*The exercise:*
Please print exactly the lines below, from the start of the material up to and including the line with "from matplotlib.ticker import MultipleLocator", but none of the pictures.

BEGIN Raw data

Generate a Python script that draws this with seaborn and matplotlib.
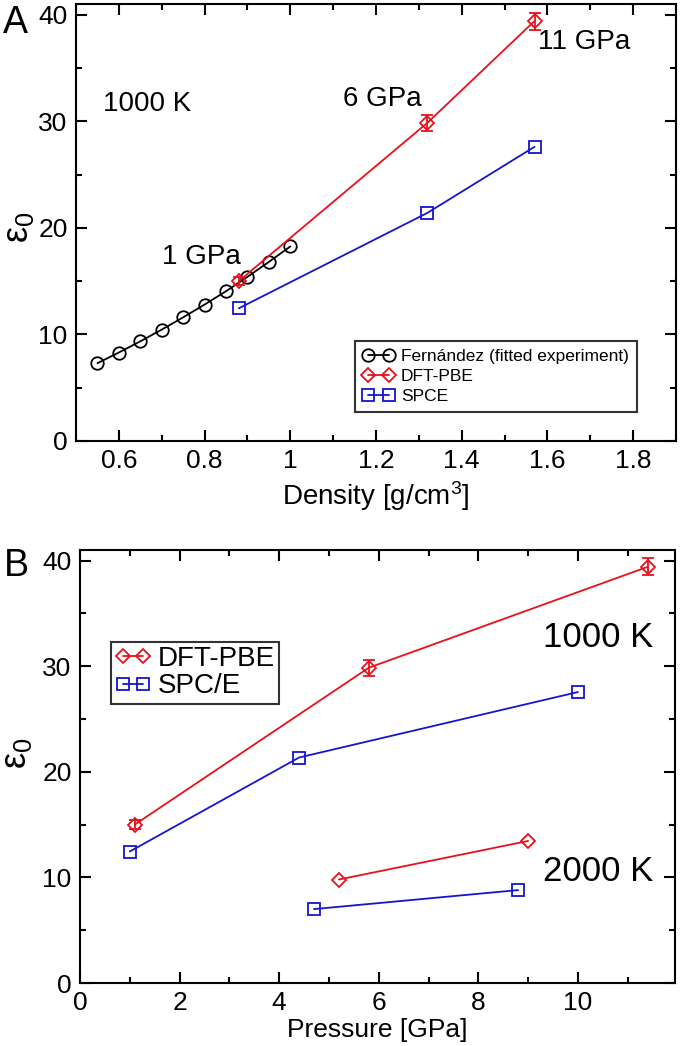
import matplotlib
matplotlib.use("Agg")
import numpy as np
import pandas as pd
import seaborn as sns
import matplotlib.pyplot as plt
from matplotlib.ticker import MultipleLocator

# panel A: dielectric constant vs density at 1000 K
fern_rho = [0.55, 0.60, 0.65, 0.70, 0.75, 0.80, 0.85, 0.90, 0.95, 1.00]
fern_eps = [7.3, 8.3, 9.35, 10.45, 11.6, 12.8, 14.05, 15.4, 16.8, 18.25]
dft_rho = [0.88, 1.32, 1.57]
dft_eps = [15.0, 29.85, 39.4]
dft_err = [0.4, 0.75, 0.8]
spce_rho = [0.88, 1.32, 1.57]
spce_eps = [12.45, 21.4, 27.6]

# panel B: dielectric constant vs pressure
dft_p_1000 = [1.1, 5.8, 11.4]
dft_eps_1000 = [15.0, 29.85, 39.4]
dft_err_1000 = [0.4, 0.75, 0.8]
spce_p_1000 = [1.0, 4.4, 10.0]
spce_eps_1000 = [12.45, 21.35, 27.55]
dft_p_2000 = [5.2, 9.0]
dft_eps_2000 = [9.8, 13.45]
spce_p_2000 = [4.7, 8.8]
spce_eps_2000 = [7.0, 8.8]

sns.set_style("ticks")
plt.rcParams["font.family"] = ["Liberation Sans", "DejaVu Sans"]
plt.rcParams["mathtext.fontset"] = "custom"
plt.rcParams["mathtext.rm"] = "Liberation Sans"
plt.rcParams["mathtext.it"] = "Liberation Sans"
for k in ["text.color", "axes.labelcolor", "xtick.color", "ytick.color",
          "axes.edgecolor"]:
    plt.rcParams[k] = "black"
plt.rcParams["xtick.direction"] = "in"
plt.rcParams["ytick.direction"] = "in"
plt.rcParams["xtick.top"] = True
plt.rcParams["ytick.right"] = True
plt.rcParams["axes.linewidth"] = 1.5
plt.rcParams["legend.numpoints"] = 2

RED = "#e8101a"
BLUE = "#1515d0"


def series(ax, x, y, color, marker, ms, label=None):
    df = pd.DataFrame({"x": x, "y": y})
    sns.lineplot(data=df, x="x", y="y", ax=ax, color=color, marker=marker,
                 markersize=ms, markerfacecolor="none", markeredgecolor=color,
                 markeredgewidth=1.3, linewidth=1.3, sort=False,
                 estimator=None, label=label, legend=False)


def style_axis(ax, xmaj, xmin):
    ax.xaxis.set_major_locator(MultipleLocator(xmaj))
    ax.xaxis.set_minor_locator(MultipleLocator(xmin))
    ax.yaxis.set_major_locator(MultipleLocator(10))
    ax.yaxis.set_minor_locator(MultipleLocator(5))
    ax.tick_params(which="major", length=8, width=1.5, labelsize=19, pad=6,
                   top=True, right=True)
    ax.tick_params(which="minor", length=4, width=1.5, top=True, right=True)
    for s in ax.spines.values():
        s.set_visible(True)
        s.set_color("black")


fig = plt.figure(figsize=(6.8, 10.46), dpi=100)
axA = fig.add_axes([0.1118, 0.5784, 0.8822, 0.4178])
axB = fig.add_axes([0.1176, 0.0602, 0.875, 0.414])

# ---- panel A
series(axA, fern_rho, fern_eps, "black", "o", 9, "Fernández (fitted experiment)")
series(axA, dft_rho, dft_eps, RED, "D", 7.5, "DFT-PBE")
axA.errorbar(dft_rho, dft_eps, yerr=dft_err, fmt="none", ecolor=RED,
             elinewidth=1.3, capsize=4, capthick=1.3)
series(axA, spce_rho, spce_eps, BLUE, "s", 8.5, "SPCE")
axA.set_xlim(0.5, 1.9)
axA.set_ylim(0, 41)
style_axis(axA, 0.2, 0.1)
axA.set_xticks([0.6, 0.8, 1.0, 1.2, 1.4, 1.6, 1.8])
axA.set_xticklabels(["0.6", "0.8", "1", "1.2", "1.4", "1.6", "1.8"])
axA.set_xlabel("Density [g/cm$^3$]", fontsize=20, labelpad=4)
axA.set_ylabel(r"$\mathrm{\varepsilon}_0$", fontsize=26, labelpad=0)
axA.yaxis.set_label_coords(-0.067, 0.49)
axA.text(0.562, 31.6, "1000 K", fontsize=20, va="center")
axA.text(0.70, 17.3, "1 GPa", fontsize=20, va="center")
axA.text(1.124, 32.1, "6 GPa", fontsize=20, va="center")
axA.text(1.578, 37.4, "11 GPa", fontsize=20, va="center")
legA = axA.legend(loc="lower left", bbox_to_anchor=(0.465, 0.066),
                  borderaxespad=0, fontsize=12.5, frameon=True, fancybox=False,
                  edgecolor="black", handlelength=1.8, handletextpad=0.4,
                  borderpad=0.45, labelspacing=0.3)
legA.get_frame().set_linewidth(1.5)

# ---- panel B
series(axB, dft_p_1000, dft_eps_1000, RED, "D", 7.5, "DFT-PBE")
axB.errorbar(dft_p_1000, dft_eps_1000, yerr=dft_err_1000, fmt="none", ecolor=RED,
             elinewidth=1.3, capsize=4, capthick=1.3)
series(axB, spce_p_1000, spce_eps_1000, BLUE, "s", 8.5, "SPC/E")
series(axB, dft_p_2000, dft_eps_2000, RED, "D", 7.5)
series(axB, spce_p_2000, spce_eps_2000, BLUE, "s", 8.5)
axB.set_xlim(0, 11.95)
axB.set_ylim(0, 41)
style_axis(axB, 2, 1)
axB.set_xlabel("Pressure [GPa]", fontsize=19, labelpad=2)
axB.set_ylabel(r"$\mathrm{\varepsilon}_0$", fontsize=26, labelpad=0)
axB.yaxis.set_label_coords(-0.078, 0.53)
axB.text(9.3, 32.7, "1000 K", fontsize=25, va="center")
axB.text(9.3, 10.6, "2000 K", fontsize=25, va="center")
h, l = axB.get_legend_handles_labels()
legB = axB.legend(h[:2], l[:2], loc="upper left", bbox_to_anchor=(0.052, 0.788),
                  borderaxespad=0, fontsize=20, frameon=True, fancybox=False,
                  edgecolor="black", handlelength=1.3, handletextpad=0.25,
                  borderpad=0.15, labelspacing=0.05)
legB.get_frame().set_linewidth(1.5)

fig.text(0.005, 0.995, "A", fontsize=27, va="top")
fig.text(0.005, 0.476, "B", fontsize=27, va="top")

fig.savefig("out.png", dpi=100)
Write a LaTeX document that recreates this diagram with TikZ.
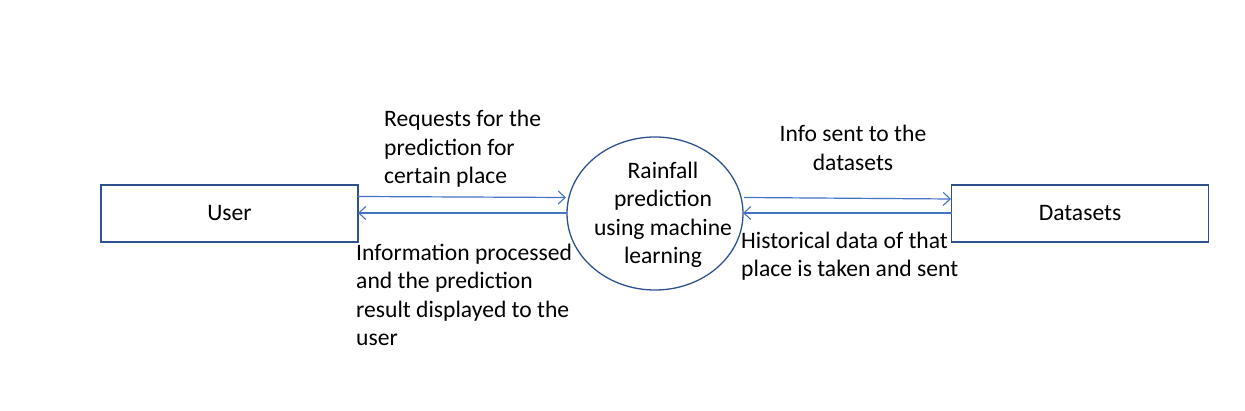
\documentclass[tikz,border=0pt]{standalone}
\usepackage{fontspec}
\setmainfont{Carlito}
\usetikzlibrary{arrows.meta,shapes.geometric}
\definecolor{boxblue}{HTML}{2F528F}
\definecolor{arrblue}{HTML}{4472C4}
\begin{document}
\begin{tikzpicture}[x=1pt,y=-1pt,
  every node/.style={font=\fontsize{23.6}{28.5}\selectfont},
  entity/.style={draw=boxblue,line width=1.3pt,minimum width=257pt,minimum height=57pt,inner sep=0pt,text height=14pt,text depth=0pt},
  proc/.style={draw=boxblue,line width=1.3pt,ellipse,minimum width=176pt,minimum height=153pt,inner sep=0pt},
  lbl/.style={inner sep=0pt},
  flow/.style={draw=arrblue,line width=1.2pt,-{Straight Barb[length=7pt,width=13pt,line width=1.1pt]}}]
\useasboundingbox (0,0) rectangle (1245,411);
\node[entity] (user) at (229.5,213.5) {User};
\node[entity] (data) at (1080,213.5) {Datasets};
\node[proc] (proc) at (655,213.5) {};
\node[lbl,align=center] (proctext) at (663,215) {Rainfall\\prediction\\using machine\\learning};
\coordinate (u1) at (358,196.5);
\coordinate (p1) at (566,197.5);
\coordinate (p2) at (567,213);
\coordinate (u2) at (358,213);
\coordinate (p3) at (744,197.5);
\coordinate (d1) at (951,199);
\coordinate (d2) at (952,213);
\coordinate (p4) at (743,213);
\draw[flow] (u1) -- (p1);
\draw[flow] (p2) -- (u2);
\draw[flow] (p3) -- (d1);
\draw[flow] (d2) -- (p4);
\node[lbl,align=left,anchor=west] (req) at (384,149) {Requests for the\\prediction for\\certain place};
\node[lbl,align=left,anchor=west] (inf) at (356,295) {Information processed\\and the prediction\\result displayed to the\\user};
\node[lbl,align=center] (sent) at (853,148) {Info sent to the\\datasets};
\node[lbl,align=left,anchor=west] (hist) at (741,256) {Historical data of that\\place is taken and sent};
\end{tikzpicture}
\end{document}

END Raw data

*Task answer:*
Generate a Python script that draws this with seaborn and matplotlib.
import matplotlib
matplotlib.use("Agg")
import numpy as np
import pandas as pd
import seaborn as sns
import matplotlib.pyplot as plt
from matplotlib.ticker import MultipleLocator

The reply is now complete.